#### Exercise:
From the listing below, copy word for word every line starting at the one that includes "Write the Plotly code for this chart." and ending at the one that includes "import plotly.graph_objects as go"; the pictures are omitted.

[start Material]

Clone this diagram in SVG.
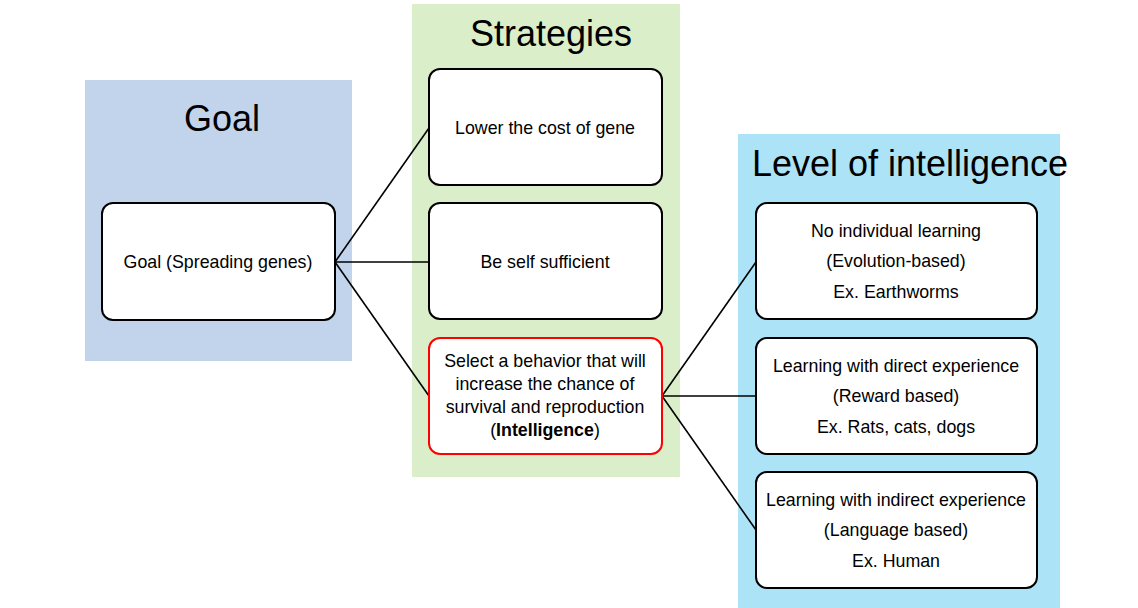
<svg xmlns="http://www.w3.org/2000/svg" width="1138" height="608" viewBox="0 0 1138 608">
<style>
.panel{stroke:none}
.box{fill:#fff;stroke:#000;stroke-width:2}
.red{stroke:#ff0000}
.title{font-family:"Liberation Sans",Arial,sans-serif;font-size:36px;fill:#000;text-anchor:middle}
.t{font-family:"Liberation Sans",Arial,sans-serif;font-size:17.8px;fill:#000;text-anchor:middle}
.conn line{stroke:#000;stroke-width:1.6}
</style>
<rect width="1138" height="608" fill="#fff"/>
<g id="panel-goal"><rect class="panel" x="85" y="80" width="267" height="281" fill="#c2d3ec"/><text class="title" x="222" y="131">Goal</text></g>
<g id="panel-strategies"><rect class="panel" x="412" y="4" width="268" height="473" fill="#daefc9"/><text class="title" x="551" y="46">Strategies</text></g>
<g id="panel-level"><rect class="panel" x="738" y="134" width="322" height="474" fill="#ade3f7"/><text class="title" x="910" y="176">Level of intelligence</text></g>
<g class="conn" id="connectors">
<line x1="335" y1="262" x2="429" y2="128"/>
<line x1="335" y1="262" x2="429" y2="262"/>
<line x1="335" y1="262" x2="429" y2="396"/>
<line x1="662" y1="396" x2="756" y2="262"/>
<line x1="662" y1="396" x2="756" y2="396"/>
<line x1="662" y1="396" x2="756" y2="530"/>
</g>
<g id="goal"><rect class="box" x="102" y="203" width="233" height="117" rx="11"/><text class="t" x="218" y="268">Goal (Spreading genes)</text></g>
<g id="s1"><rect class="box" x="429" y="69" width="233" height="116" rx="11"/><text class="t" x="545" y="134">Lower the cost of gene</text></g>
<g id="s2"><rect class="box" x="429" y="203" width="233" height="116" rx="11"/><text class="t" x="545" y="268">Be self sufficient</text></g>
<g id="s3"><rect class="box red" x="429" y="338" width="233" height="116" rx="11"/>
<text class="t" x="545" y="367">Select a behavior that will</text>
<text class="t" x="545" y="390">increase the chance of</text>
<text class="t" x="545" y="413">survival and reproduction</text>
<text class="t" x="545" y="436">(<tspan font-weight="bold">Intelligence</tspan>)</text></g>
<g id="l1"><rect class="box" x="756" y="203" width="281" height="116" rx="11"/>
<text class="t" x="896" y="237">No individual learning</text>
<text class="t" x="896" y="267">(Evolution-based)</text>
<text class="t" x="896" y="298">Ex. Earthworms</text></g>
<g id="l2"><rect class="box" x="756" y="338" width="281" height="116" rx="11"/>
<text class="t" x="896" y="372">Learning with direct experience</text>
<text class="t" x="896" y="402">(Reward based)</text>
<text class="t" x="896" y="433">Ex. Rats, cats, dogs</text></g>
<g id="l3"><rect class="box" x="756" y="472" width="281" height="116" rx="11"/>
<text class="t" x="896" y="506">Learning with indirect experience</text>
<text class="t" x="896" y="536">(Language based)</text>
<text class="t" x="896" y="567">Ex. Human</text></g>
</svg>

[end Material]
[start Material]

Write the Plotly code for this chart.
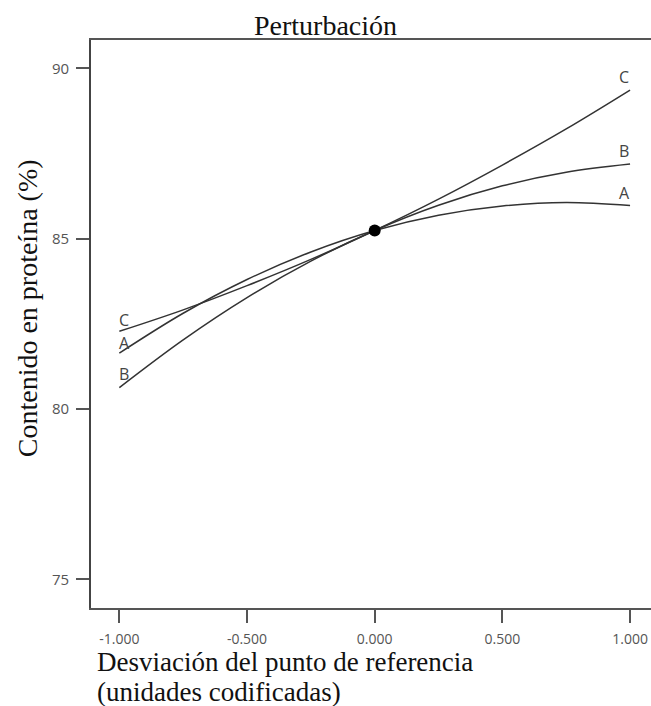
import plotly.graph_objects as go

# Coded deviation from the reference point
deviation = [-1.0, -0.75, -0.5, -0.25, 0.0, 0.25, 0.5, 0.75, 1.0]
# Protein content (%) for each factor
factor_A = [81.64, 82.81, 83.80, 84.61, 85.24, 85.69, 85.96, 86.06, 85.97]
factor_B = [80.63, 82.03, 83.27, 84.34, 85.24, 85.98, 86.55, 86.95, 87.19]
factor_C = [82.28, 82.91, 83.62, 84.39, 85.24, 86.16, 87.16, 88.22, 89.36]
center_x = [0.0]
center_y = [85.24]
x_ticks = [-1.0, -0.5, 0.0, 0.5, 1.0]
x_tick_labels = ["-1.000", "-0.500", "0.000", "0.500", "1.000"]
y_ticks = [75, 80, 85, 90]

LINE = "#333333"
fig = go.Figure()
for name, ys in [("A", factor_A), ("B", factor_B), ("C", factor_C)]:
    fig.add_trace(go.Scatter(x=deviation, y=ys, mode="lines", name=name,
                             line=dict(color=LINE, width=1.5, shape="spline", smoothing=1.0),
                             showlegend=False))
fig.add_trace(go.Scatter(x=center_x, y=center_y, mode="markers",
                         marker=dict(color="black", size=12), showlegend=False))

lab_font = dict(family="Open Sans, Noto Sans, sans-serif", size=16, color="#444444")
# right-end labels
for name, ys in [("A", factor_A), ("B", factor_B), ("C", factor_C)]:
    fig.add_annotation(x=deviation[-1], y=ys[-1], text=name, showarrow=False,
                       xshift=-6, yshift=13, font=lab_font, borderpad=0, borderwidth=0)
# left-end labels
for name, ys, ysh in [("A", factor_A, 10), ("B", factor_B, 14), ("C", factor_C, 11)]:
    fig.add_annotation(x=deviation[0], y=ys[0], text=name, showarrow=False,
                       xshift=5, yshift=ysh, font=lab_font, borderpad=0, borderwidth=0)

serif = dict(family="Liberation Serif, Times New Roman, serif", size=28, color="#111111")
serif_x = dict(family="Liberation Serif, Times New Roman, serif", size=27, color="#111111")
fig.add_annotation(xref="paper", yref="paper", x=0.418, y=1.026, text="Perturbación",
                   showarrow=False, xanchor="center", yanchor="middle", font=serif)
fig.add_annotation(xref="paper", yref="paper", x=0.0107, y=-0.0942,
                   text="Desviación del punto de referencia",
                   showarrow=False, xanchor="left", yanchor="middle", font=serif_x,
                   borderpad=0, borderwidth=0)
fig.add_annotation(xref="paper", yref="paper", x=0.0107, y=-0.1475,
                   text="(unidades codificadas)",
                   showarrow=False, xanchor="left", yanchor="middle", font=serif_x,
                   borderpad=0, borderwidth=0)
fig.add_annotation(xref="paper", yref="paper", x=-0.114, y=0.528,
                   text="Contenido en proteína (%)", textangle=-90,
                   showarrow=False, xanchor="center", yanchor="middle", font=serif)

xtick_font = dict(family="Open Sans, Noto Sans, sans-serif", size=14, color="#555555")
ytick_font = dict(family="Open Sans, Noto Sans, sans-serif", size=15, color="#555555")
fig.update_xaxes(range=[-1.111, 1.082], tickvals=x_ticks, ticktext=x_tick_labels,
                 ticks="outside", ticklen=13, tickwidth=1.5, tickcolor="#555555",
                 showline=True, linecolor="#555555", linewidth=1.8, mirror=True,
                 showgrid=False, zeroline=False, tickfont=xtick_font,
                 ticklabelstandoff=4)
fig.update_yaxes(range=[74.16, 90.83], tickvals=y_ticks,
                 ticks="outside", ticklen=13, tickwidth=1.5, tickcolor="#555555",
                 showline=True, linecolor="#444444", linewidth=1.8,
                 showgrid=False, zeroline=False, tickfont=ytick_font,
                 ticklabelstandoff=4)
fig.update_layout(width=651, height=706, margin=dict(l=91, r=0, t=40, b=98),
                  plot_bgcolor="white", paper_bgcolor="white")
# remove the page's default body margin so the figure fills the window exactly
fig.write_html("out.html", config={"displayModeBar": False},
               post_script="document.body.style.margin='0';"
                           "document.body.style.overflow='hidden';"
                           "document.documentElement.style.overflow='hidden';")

[end Material]

#### Result of this task:
Write the Plotly code for this chart.
import plotly.graph_objects as go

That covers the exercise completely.